NFT and gaming industries are both experiencing exponential growth.
Gaming is one of the most successful businesses of recent decades, undergoing successive years of double-digit expansion to reach a valuation of over $175 billion in 2021. NFTs offer the potential to level up on this impressive expansion even further!
Ever since the ERC-721 token standard first came to life in the CryptoKitties project nearly four years ago, there’s been significant buzz around the idea of NFTs having a gamification element and being used by games to level up the experience for collectors and players alike.
The burgeoning market for gaming NFTs
NFTs are breathing new life into segments such as immersive, collectible trading card games like Sorare. The French startup recently became the most well-funded project in crypto after completing a record $680 million raise for its fantasy sports NFT game, where unique cards featuring soccer stars change hands for as much as $290,000.
Even cult British sci-fi series Doctor Who now has its own NFT-based trading card game.
Why NFT gaming is so appreciated
In these games, the benefit of NFTs is that, unlike their physical counterparts, NFT cards can’t be credibly copied, counterfeited, or destroyed, creating a market for a new generation of trading card enthusiasts. But NFTs are also making waves in games where the digital asset is a less integral part of play – games such as the massively popular Fortnite, which are free to play but generate revenue from selling in-game assets such as character skins, actions or access to special challenges.
These in-app purchases are big business, as was highlighted in the recent lawsuit between Fortnite developer Epic Games and Apple over the right to bypass the App Store (and cut Apple out of the asset sale earnings). Much of Epic’s estimated $30 billion is generated by those asset sales.

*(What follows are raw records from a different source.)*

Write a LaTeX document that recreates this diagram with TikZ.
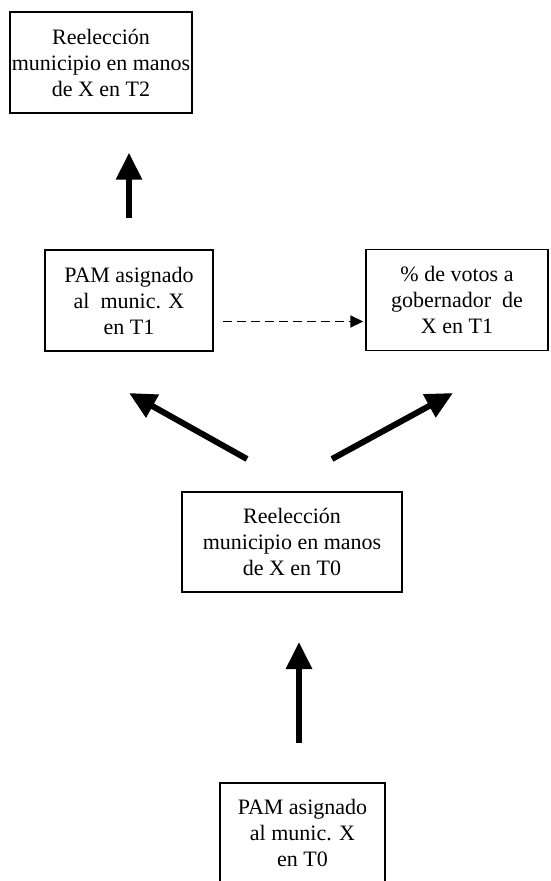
\documentclass[tikz,border=0pt]{standalone}
\usepackage{fontspec}
\setmainfont{Liberation Serif}
\usetikzlibrary{arrows.meta}

\begin{document}
\begin{tikzpicture}[ x = 1pt, y = -1pt
                     , align = center
                     , font = \fontsize{22}{26}\selectfont
                     , box/.style = { rectangle
                                    , draw = black
                                    , line width = 1.4pt
                                    , inner sep = 0pt
                                    , minimum height = 101pt }
                     , bigarrow/.style = { line width = 6pt
                                         , -{Triangle[width=25pt, length=27pt]} }
                     , dasharrow/.style = { line width = 1.8pt
                                          , dash pattern = on 9pt off 5pt
                                          , -{Triangle[width=12pt, length=13pt]} }
                     ]

  \useasboundingbox (0,0) rectangle (550,881);
  \clip (0,0) rectangle (550,881);

  \node (reel2) [box, minimum width = 182pt] at (101,62.5)
    {\fontsize{22}{31}\selectfont Reelección\\ municipio en manos\\ de X en T2};
  \node (pam1) [box, minimum width = 168pt] at (129,300.5)
    {PAM asignado\\ al\ \ munic. X\\ en T1};
  \node (votos) [box, minimum width = 182pt] at (457,300)
    {\% de votos a\\ gobernador\ \ de\\ X en T1};
  \node (reel0) [box, minimum width = 220pt, minimum height = 100pt] at (292,542)
    {\fontsize{22}{25}\selectfont Reelección\\ municipio en manos\\ de X en T0};
  \node (pam0) [box, minimum width = 165pt, minimum height = 100pt] at (302.5,833)
    {PAM asignado\\ al munic. X\\ en T0};

  % free ends of the thick arrows
  \coordinate (l0) at (247,459);
  \coordinate (l1) at (129,393);
  \coordinate (r0) at (332,459);
  \coordinate (r1) at (453,393);
  \coordinate (b0) at (299,743);
  \coordinate (b1) at (299,642);

  \draw[bigarrow, shorten <= 31pt, shorten >= 39pt]
    (pam1.north) -- (pam1.north |- reel2.south);

  \draw[dasharrow, shorten <= 9pt, shorten >= 2pt]
    ([yshift=-21pt]pam1.east) -- ([yshift=-21pt]pam1.east -| votos.west);

  \draw[bigarrow] (l0) -- (l1);
  \draw[bigarrow] (r0) -- (r1);
  \draw[bigarrow] (b0) -- (b1);

\end{tikzpicture}
\end{document}
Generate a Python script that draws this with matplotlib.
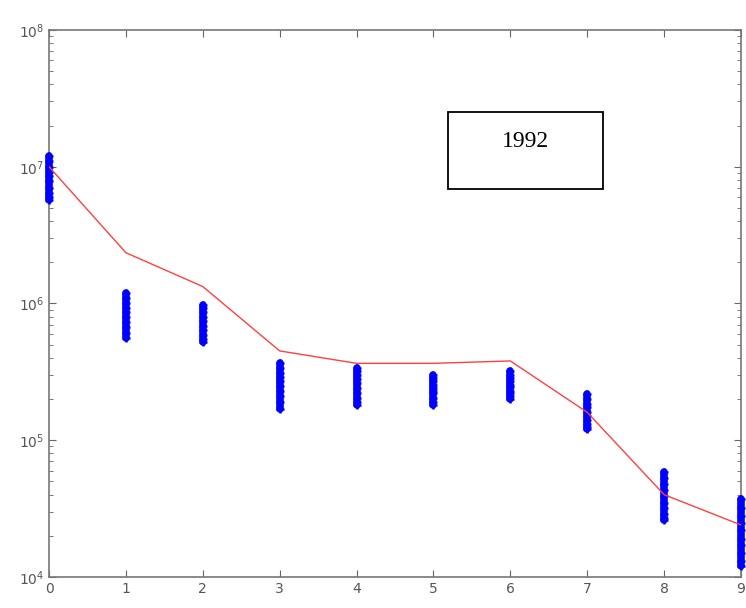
import numpy as np
import matplotlib.pyplot as plt
from matplotlib.patches import Rectangle

# age classes
ages = [0, 1, 2, 3, 4, 5, 6, 7, 8, 9]

# red line: model estimate
model = [1.0e7, 2.35e6, 1.33e6, 4.5e5, 3.65e5, 3.65e5, 3.8e5, 1.6e5, 4.0e4, 2.4e4]

samples = [
    [1.2e7, 1.1e7, 1.0e7, 9.2e6, 8.5e6, 7.8e6, 7.0e6, 6.4e6, 6.0e6, 5.7e6],
    [1.2e6, 1.1e6, 1.0e6, 9.3e5, 8.6e5, 8.0e5, 7.3e5, 6.7e5, 6.1e5, 5.6e5],
    [9.8e5, 9.2e5, 8.6e5, 8.0e5, 7.4e5, 6.9e5, 6.4e5, 5.9e5, 5.5e5, 5.2e5],
    [3.7e5, 3.4e5, 3.1e5, 2.9e5, 2.7e5, 2.5e5, 2.3e5, 2.1e5, 1.9e5, 1.7e5],
    [3.4e5, 3.2e5, 3.0e5, 2.8e5, 2.6e5, 2.4e5, 2.2e5, 2.05e5, 1.9e5, 1.8e5],
    [3.0e5, 2.85e5, 2.7e5, 2.55e5, 2.4e5, 2.3e5, 2.2e5, 2.05e5, 1.9e5, 1.8e5],
    [3.2e5, 3.0e5, 2.85e5, 2.7e5, 2.55e5, 2.45e5, 2.3e5, 2.2e5, 2.1e5, 2.0e5],
    [2.17e5, 2.0e5, 1.85e5, 1.75e5, 1.6e5, 1.5e5, 1.4e5, 1.32e5, 1.25e5, 1.2e5],
    [5.9e4, 5.3e4, 4.8e4, 4.3e4, 3.9e4, 3.5e4, 3.2e4, 2.9e4, 2.7e4, 2.6e4],
    [3.7e4, 3.2e4, 2.8e4, 2.5e4, 2.2e4, 1.9e4, 1.7e4, 1.5e4, 1.3e4, 1.2e4],
]

fig = plt.figure(figsize=(7.46, 6.08), dpi=100)
ax = fig.add_axes([0.0657, 0.051, 0.9276, 0.8997])

for a, vals in zip(ages, samples):
    ax.plot([a] * len(vals), vals, linestyle='-', color='#0000ff', linewidth=5.5,
            solid_capstyle='round', clip_on=False, zorder=3)
    ax.plot([a] * len(vals), vals, '+', color='#0000ff', markersize=6,
            markeredgewidth=1.8, clip_on=False, zorder=3)

ax.plot(ages, model, color='#ff4040', linewidth=1.0, zorder=4)

ax.set_yscale('log')
ax.set_xlim(0, 9)
ax.set_ylim(1e4, 1e8)
ax.set_xticks(ages)

grey = '#555555'
for s in ax.spines.values():
    s.set_color('#777777')
    s.set_linewidth(1.2)
ax.tick_params(which='both', direction='in', top=True, right=True,
               colors='#666666', labelcolor=grey, labelsize=10)
ax.tick_params(which='major', length=5)
ax.tick_params(which='minor', length=3)

# year label box
fig.patches.append(Rectangle((0.6005, 0.689), 0.2078, 0.1266, transform=fig.transFigure,
                             fill=False, edgecolor='black', linewidth=1.3))
fig.text(0.704, 0.768, '1992', ha='center', va='center', fontsize=17,
         family='Liberation Serif', color='black')

fig.savefig('out.png', dpi=100)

However, from the user’s perspective, they never really own their assets, and the game operator can freeze their account at any time.
With NFT-based assets, the user can claim true ownership, transferring their purchases outside of the game or trading them on external markets. There are even decentralized finance protocols emerging that allow a user to stake their NFTs as collateral for loans.

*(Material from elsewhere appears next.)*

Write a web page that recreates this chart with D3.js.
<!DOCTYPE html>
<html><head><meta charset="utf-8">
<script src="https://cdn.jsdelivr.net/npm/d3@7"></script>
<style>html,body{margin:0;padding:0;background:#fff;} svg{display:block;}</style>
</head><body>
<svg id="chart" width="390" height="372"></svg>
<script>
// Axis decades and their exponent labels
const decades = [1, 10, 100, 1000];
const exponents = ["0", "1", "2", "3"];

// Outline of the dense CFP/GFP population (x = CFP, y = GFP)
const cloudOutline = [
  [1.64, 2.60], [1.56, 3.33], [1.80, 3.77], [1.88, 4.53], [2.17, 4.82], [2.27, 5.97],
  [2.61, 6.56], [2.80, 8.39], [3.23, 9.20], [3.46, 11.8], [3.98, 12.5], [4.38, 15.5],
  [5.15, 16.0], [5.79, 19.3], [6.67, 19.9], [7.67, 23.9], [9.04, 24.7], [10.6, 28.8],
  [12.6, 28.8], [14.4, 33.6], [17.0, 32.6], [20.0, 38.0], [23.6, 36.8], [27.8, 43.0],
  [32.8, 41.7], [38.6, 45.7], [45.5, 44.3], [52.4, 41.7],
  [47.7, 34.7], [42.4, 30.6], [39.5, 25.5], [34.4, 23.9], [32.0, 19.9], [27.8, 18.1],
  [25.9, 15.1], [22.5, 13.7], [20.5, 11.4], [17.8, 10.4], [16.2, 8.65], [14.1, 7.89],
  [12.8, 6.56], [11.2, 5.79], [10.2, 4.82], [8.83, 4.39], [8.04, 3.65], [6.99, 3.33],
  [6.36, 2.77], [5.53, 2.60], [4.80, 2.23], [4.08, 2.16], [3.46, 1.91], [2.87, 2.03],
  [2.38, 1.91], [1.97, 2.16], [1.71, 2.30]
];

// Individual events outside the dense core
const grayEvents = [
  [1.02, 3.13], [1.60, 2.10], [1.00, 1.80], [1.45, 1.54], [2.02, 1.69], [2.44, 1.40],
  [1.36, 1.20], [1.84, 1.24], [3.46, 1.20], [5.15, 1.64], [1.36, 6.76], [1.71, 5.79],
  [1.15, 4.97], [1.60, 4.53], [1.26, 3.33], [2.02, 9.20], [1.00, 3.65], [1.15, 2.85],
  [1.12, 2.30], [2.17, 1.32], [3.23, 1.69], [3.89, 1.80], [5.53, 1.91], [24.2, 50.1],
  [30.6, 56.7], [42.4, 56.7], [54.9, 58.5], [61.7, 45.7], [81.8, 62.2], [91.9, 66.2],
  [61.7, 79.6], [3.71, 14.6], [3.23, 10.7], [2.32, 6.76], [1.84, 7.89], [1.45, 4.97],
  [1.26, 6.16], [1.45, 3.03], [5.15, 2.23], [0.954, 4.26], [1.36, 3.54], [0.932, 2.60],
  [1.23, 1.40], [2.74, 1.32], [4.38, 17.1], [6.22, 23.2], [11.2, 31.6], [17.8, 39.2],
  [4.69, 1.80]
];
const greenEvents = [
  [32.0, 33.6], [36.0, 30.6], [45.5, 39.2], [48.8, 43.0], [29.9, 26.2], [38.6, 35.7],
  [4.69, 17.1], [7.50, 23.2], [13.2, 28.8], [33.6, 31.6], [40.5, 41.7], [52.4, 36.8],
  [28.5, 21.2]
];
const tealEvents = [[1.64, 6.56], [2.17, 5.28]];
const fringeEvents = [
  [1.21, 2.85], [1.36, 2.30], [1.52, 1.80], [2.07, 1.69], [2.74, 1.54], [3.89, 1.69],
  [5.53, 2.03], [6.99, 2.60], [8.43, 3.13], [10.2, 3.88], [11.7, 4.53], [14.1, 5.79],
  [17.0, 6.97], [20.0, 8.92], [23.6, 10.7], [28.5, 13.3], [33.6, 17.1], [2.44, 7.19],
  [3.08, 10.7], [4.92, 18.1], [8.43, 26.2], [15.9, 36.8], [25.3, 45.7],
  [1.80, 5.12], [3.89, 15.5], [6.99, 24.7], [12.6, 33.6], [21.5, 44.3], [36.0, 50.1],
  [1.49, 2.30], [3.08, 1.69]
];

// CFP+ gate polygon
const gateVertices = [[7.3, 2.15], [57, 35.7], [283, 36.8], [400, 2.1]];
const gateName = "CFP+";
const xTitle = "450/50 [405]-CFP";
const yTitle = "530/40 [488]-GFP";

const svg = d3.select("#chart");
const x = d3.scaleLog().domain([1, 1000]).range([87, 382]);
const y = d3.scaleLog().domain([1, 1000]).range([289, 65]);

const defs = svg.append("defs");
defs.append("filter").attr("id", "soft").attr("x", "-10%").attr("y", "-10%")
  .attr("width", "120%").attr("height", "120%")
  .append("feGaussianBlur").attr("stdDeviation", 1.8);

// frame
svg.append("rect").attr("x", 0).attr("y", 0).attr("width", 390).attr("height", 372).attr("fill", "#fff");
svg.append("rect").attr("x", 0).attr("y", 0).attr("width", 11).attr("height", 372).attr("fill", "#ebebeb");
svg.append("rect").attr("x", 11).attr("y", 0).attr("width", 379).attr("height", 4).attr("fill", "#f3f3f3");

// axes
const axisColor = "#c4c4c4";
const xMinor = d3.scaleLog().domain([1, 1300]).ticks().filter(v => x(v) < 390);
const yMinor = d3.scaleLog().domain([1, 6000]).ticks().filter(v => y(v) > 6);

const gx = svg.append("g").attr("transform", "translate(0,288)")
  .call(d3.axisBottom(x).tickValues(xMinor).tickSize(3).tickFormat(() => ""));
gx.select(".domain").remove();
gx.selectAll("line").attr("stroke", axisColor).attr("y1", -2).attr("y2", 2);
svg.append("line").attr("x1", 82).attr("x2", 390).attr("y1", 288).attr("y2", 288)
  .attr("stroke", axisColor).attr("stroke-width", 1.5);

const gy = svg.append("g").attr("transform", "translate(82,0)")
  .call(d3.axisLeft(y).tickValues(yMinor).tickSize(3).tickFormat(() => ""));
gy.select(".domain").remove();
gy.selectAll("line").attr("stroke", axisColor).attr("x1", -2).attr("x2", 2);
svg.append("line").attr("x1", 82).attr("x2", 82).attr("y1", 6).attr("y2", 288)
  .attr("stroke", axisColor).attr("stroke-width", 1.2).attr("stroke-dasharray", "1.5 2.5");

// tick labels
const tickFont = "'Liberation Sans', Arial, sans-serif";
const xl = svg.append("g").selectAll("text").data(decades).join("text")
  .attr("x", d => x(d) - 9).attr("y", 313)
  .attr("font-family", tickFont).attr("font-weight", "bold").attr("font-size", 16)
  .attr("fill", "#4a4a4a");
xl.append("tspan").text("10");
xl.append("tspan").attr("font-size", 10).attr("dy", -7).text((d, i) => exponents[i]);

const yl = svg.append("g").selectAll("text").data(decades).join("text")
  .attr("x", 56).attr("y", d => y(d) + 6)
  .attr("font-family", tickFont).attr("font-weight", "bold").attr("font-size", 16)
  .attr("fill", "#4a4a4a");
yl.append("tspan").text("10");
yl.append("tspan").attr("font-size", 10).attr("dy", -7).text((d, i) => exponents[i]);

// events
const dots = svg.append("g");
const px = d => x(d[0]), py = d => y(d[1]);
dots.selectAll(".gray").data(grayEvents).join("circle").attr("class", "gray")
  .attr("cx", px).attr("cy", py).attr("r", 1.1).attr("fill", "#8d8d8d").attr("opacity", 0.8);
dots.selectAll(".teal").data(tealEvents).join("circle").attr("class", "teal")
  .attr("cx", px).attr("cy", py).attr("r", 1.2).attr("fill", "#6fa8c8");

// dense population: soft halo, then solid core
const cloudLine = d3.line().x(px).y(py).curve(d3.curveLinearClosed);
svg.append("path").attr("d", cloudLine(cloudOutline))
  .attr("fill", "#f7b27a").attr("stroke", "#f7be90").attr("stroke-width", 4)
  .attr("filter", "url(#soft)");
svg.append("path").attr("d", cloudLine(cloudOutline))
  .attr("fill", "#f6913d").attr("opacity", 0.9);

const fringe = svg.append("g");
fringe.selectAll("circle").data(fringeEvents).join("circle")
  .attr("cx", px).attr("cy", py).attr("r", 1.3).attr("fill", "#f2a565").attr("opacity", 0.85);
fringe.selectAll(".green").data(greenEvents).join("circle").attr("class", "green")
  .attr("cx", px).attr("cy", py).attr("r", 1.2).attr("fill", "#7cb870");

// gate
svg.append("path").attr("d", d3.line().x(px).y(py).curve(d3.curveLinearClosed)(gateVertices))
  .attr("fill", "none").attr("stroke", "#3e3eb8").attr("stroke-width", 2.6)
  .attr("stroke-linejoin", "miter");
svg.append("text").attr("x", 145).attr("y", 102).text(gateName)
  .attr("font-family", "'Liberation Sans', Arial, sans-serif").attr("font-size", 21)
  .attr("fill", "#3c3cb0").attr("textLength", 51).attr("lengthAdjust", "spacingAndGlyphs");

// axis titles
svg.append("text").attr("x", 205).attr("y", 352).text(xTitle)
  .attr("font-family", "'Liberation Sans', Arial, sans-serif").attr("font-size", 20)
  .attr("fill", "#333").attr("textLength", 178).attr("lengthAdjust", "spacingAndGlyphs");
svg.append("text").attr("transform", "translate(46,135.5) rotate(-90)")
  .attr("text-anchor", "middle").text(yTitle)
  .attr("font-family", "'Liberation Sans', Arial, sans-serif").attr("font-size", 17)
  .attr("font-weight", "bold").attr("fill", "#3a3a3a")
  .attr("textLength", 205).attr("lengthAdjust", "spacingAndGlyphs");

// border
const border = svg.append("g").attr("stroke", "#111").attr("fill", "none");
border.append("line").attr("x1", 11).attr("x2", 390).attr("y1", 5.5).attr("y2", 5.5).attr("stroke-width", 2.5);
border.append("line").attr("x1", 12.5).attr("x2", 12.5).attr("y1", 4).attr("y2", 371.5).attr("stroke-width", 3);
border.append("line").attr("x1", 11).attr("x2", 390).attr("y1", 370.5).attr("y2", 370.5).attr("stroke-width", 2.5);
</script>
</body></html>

Then there’s the still-nascent metaverse – a blockchain-enabled virtual world where users can do anything they can do in real life and more, even getting a virtual job and earning a salary in crypto. From real estate to attire, NFTs underpin each unique item in the metaverse.
A long road ahead
All this activity is indeed impressive. But one has to wonder – with so much potential evident from the beginning, why has it taken so long for NFTs to start gaining traction in the gaming sector? After all, the mania for Cryptokitties, NFT-based digital cats, clogged the Ethereum blockchain as far back as December 2017. What’s happened since then?
In fact, that exact incident illustrates one reason why game developers haven’t necessarily rushed to embrace NFTs. For much of the time since Cryptokitties emerged, blockchain has been lacking in truly scalable, decentralized infrastructure. Ethereum has long been the most popular and populated blockchain platform, but the high transaction fees and slow block time are off-putting. That is finally beginning to change, though, with the launch of more scalable layer 2 platforms such as Polygon removing a significant barrier.
However, a lack of infrastructure isn’t the only hurdle facing NFT adoption in gaming. Although blockchain games exist, as already mentioned, there’s still plenty of work to do to bridge the gap between mainstream games and NFTs. Most studios aren’t likely to have much expertise in blockchains and smart contract coding, and conversely, most smart contract developers are focused on function over form. It will take a lot more collaboration between the established gaming industry and the blockchain sector before NFTs can make real inroads.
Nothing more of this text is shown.